When Valuation Becomes Enforcement: How Market Stress Turns Pricing Decisions Into Legal Risk
JW
Jordan Wilde
SEC ESG enforcement · Apr 9, 2026
Source: DojiDoji Data Terminal
When investor fees ride on asset marks, every valuation decision carries legal weight. In today’s volatile markets — where credit is tighter, rates are higher, and geopolitical shocks persist — the way firms value illiquid assets isn’t just a modeling exercise. It’s a regulatory exposure point. Regulators aren’t asking whether valuations are perfect. They’re asking whether firms followed their own policies, applied methods consistently, and documented key judgments. Deviations, especially when fees are at stake, don’t just draw investor complaints. They draw enforcement attention.
The SEC’s Division of Examinations is running a sweep of interval funds, scrutinizing valuation practices, liquidity management, disclosures, and board oversight. The U.K.’s Financial Conduct Authority, in a 2025 review, flagged similar concerns: inconsistent methodologies, weak documentation, and governance gaps in private market valuations. When observable prices vanish, the rationale for a mark becomes the record. Firms that fail to contemporaneously justify material changes invite scrutiny.
The pressure intensifies when private fund managers also run registered funds or business development companies. Divergent views between a private fund’s valuation committee and a registered fund’s board can fracture consistency — particularly when net asset values (NAV) feed into fees, subscriptions, or redemptions. One firm’s internal disagreement becomes another regulator’s evidence of selective marking.
Then there’s NAV squeezing: acquiring fund interests on the secondary market at a discount but carrying them at the third-party manager’s higher valuation. GAAP ASC 820 permits it. Managers often lack the data to challenge third-party marks. But public criticism has framed the practice as opaque, creating a target even when technically compliant.

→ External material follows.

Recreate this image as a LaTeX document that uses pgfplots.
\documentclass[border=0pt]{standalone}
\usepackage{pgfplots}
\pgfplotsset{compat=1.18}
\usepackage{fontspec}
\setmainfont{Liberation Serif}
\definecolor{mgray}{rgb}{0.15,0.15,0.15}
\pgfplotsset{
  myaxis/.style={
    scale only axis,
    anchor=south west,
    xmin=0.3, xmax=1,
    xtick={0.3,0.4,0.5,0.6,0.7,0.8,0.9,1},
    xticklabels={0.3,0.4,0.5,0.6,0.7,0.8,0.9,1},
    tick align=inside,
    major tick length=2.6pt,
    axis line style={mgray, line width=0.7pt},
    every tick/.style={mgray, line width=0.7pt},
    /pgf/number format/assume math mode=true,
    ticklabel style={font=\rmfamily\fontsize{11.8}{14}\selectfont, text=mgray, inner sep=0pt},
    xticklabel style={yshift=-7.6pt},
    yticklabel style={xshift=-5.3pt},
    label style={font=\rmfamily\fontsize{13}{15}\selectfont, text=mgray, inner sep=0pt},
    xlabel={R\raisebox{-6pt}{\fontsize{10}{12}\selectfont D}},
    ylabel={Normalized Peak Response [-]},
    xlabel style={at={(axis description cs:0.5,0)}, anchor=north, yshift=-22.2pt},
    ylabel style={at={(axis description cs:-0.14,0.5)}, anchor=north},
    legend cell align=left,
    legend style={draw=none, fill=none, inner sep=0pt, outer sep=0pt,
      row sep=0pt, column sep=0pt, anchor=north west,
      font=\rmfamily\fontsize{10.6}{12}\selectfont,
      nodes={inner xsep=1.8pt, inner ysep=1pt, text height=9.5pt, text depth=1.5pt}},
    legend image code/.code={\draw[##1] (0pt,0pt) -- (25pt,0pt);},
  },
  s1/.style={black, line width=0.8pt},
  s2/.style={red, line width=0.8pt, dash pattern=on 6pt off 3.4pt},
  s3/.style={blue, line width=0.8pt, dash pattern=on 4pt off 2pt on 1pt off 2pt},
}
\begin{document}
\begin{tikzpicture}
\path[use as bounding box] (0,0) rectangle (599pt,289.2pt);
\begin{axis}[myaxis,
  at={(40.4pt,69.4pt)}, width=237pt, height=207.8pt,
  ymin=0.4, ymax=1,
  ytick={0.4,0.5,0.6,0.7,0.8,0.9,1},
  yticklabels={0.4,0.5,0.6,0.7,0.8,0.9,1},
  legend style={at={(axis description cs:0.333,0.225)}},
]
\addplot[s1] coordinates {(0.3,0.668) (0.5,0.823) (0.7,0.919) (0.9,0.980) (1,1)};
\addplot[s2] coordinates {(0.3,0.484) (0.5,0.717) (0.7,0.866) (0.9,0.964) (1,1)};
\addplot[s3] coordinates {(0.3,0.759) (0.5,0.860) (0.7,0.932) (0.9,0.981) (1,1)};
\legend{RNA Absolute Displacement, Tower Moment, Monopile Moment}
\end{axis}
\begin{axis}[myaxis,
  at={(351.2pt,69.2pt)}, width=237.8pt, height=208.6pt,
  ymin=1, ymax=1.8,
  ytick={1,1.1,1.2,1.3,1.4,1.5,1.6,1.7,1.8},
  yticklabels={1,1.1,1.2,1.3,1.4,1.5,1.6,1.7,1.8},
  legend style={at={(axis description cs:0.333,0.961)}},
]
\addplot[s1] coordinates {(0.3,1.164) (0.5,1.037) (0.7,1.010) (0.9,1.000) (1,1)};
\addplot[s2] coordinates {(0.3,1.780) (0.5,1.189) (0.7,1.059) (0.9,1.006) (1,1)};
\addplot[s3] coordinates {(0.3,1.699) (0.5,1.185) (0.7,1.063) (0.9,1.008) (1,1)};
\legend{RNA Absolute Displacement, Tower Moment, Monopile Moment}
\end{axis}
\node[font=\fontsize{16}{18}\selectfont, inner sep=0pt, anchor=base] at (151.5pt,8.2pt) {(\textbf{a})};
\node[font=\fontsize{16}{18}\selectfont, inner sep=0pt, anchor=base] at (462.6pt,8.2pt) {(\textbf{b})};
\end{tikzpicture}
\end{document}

The signal from enforcement leaders is clear. Former SEC Chair and current U.S. Attorney for the Southern District of New York Jay Clayton recently highlighted the danger in pricing assets “with no trading” and moving holdings between funds where managers can “name a price internally.” When there’s no market check, the incentive to pick a number that benefits the house over investors is high, he said. And because of that, “financial regulators and the department are looking at those.”
The SEC under Chair Paul Atkins has shifted focus toward traditional securities fraud, but valuation-related fee inaccuracies remain a priority. Why? Because they produce demonstrable harm. When management or performance fees are inflated by flawed marks — especially in products sold to retail investors — the path from spreadsheet to sanction shortens. Recent actions confirm the pattern: the SEC acts when valuations distort fees, and it acts when the math favors the manager.
Recent enforcement actions confirm the SEC will act when fee inaccuracies stem from flawed valuation practices, especially when retail investors are affected.